# start of Exercise materials
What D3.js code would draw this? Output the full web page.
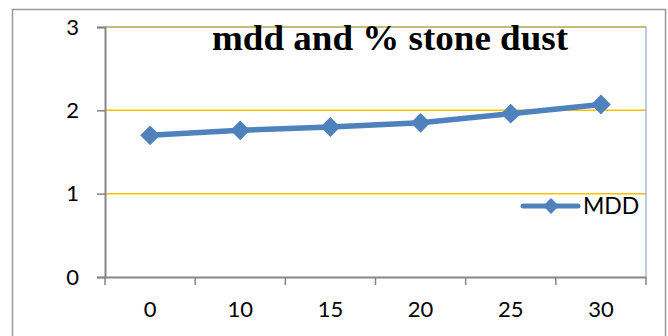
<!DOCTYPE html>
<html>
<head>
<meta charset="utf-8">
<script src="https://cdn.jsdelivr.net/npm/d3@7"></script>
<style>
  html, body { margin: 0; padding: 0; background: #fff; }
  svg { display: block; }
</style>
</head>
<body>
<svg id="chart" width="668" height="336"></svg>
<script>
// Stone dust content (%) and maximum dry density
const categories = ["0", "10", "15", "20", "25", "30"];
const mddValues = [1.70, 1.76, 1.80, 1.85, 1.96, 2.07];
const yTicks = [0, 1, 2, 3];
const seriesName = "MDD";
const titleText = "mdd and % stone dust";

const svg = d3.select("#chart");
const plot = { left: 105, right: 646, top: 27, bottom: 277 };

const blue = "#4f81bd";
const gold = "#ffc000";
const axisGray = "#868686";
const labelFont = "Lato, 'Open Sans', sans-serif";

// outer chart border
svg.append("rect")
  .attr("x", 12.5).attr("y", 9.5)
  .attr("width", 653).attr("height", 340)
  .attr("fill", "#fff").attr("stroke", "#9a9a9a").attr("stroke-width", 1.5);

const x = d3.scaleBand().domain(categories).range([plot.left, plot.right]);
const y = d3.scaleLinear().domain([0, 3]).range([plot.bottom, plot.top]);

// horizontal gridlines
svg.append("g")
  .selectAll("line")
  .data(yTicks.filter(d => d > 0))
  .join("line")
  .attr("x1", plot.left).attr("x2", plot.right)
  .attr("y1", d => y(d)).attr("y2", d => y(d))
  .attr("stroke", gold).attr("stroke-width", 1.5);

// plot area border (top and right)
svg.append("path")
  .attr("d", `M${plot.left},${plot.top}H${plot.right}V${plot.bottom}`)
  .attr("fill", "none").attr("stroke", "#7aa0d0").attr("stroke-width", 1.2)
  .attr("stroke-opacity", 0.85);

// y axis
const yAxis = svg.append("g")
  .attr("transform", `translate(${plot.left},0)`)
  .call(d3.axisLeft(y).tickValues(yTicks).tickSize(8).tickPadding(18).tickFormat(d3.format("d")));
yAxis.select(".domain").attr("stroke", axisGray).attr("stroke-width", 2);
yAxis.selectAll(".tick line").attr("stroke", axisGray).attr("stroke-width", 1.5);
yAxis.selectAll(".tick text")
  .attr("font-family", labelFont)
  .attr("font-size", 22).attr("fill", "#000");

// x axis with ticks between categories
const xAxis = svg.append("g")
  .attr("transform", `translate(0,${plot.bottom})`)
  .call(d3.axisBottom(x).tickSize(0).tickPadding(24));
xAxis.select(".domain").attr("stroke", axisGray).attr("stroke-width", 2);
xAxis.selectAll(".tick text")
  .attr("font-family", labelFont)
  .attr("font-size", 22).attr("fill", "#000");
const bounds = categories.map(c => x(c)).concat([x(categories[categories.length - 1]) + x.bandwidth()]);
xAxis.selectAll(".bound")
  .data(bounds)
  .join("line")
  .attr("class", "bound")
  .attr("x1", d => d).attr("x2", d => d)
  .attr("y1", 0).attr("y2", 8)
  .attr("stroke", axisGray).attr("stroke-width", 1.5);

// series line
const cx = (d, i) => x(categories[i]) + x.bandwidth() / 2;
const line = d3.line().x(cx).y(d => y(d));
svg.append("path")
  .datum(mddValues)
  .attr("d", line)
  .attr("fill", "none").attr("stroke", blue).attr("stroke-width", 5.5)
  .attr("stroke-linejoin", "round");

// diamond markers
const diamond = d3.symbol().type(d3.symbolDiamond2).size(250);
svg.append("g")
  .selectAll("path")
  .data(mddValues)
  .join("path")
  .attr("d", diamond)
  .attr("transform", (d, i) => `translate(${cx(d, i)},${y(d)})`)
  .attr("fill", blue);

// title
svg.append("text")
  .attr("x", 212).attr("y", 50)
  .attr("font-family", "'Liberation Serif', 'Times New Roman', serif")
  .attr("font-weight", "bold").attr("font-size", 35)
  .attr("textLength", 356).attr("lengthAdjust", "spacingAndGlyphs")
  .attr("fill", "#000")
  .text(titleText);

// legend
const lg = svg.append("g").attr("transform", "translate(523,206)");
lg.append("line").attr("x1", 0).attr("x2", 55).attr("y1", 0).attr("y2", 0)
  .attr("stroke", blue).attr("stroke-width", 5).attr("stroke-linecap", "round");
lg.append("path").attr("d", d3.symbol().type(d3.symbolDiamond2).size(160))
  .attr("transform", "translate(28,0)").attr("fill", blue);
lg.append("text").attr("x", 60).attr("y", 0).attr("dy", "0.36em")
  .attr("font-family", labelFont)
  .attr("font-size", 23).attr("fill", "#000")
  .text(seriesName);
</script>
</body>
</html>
# end of Exercise materials
# start of Exercise materials
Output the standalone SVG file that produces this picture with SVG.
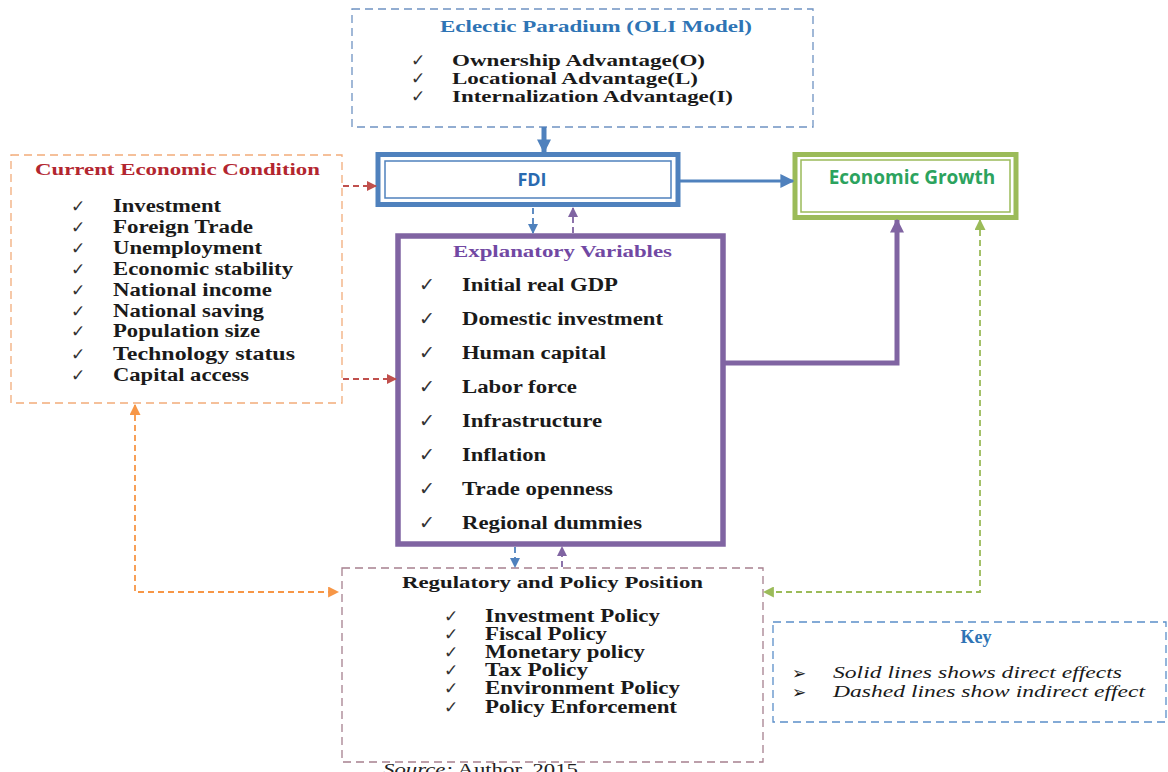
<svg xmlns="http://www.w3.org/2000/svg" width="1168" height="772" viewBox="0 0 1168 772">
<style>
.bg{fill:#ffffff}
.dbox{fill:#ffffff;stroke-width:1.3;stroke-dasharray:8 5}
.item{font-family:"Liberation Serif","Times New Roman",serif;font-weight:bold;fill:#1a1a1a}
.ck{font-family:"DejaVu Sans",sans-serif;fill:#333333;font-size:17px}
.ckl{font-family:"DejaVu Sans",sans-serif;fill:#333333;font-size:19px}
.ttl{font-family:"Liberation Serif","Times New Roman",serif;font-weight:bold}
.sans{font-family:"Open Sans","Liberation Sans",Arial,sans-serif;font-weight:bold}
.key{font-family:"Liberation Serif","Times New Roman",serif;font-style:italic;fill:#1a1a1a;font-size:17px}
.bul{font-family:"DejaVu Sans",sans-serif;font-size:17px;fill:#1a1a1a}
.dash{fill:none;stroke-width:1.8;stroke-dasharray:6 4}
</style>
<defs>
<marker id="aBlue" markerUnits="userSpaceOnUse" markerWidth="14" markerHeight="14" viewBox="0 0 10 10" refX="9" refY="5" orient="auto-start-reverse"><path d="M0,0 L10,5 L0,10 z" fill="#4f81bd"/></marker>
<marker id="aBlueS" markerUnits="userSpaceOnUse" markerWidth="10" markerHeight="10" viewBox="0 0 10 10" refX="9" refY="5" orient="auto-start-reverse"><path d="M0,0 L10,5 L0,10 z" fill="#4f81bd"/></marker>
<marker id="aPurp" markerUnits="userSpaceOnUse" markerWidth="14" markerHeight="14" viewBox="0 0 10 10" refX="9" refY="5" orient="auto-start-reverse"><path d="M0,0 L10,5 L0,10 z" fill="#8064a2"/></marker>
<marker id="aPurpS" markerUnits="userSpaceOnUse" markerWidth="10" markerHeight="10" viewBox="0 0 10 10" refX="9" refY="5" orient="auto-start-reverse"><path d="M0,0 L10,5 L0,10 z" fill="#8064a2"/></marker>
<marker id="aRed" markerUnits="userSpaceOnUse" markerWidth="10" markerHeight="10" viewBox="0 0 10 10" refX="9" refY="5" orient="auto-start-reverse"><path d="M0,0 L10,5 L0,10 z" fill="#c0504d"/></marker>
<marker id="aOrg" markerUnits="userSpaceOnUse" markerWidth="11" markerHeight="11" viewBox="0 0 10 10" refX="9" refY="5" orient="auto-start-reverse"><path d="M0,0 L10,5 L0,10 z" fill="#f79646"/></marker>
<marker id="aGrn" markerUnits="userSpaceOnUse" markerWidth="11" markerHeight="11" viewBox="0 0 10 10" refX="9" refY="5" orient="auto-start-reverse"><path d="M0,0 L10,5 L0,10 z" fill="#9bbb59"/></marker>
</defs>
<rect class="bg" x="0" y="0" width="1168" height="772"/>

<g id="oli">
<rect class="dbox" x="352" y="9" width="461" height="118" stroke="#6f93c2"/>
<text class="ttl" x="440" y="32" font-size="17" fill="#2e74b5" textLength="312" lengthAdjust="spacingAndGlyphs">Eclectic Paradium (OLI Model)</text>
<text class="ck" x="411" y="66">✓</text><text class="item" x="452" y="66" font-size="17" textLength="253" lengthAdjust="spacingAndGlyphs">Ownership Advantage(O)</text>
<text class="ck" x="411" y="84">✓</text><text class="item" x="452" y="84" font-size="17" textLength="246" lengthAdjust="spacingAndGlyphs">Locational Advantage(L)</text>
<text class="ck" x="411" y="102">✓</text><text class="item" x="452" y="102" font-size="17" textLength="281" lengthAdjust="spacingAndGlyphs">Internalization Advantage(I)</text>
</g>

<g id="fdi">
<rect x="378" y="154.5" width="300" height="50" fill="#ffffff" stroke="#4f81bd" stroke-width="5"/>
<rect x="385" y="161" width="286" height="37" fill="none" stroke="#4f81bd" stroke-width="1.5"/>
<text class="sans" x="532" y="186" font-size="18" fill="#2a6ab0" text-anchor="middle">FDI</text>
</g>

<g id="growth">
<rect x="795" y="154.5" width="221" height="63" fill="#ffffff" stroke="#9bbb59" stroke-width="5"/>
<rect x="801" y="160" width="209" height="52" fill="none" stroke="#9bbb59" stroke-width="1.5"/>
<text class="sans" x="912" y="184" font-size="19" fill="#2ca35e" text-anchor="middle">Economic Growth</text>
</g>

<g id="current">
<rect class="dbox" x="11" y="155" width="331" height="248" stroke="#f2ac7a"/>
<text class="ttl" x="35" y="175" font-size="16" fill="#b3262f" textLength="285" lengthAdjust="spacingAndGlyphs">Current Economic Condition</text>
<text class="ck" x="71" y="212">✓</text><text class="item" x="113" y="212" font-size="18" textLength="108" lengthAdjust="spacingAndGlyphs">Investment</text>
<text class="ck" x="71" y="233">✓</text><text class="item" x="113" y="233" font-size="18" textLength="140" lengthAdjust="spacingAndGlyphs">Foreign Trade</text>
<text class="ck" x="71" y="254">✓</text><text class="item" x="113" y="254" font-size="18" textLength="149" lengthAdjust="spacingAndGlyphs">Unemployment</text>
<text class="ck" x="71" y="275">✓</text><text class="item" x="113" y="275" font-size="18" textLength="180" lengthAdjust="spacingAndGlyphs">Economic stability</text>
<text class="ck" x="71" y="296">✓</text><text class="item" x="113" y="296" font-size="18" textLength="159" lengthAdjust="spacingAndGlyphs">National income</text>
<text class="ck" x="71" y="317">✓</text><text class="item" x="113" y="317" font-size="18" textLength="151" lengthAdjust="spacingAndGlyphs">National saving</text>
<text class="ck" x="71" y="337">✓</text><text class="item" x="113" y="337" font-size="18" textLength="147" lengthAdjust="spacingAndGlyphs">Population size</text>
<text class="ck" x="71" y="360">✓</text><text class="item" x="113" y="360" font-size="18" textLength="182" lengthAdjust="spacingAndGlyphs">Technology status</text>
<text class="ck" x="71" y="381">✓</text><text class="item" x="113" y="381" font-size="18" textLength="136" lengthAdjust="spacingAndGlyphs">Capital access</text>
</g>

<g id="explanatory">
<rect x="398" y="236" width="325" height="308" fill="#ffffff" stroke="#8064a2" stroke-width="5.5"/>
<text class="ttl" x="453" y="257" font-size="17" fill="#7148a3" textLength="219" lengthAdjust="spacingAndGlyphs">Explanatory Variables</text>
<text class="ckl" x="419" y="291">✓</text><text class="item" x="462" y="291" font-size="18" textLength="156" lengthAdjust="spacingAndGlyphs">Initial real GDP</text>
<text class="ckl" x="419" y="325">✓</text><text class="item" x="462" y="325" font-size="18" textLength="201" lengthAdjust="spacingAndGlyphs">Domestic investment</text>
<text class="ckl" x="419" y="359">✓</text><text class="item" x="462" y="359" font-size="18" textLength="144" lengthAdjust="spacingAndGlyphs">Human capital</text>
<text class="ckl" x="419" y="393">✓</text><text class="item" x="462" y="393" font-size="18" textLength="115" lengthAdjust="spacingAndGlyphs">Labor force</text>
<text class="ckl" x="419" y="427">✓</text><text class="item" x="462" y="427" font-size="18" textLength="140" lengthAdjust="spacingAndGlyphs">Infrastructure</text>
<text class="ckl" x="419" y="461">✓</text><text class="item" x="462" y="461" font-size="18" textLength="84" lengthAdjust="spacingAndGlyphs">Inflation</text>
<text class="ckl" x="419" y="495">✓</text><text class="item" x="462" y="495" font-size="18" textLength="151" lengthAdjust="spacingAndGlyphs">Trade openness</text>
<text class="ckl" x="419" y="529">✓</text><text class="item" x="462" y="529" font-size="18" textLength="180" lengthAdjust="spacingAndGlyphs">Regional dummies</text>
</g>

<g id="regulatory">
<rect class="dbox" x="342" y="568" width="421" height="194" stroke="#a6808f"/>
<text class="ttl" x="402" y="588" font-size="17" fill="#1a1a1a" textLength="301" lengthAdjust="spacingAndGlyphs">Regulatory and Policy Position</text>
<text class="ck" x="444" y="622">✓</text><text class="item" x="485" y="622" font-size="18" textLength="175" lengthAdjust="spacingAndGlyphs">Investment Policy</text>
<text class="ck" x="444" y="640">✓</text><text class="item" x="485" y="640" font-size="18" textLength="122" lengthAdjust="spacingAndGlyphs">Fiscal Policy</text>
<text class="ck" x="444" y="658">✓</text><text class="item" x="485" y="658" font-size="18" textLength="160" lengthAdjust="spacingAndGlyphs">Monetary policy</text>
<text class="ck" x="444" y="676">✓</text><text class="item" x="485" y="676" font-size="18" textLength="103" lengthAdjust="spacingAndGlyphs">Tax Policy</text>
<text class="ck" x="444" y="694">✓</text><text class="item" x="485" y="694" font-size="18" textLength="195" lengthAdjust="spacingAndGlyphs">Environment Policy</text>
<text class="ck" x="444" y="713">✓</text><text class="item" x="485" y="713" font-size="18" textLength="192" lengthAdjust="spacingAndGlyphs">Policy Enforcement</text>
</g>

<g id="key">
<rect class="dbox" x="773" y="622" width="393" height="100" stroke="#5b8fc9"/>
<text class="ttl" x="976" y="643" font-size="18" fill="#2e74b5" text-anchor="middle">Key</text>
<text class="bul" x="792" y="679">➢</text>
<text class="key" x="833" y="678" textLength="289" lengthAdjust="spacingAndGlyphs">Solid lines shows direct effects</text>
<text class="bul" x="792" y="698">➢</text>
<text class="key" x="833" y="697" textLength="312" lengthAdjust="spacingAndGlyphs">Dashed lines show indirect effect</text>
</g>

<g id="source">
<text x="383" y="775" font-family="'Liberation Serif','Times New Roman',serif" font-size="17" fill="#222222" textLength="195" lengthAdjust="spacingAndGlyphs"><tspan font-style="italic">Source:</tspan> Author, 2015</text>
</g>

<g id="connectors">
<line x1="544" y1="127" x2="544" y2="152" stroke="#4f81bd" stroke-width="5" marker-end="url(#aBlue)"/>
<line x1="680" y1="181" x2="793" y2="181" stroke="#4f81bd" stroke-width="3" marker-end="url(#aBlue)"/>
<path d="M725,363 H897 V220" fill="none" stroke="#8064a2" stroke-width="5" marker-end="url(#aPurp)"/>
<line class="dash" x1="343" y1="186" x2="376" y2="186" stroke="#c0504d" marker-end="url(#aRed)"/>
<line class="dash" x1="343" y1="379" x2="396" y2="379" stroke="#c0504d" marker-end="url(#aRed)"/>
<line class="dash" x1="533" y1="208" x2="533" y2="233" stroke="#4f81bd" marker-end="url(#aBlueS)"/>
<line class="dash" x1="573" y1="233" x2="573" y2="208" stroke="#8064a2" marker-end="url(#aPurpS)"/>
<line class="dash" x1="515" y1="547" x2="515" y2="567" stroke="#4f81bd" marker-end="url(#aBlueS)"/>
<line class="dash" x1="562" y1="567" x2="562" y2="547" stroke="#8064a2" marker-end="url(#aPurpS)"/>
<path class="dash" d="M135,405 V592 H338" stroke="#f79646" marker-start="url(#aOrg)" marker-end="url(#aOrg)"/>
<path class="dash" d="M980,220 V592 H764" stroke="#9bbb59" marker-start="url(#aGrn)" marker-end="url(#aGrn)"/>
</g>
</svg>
# end of Exercise materials
Set task
From the records above, copy only the lines running from the line holding "What D3.js code" through the line holding "27, bottom: 277", with no pictures.

Solution for this exercise
What D3.js code would draw this? Output the full web page.
<!DOCTYPE html>
<html>
<head>
<meta charset="utf-8">
<script src="https://cdn.jsdelivr.net/npm/d3@7"></script>
<style>
  html, body { margin: 0; padding: 0; background: #fff; }
  svg { display: block; }
</style>
</head>
<body>
<svg id="chart" width="668" height="336"></svg>
<script>
// Stone dust content (%) and maximum dry density
const categories = ["0", "10", "15", "20", "25", "30"];
const mddValues = [1.70, 1.76, 1.80, 1.85, 1.96, 2.07];
const yTicks = [0, 1, 2, 3];
const seriesName = "MDD";
const titleText = "mdd and % stone dust";

const svg = d3.select("#chart");
const plot = { left: 105, right: 646, top: 27, bottom: 277 };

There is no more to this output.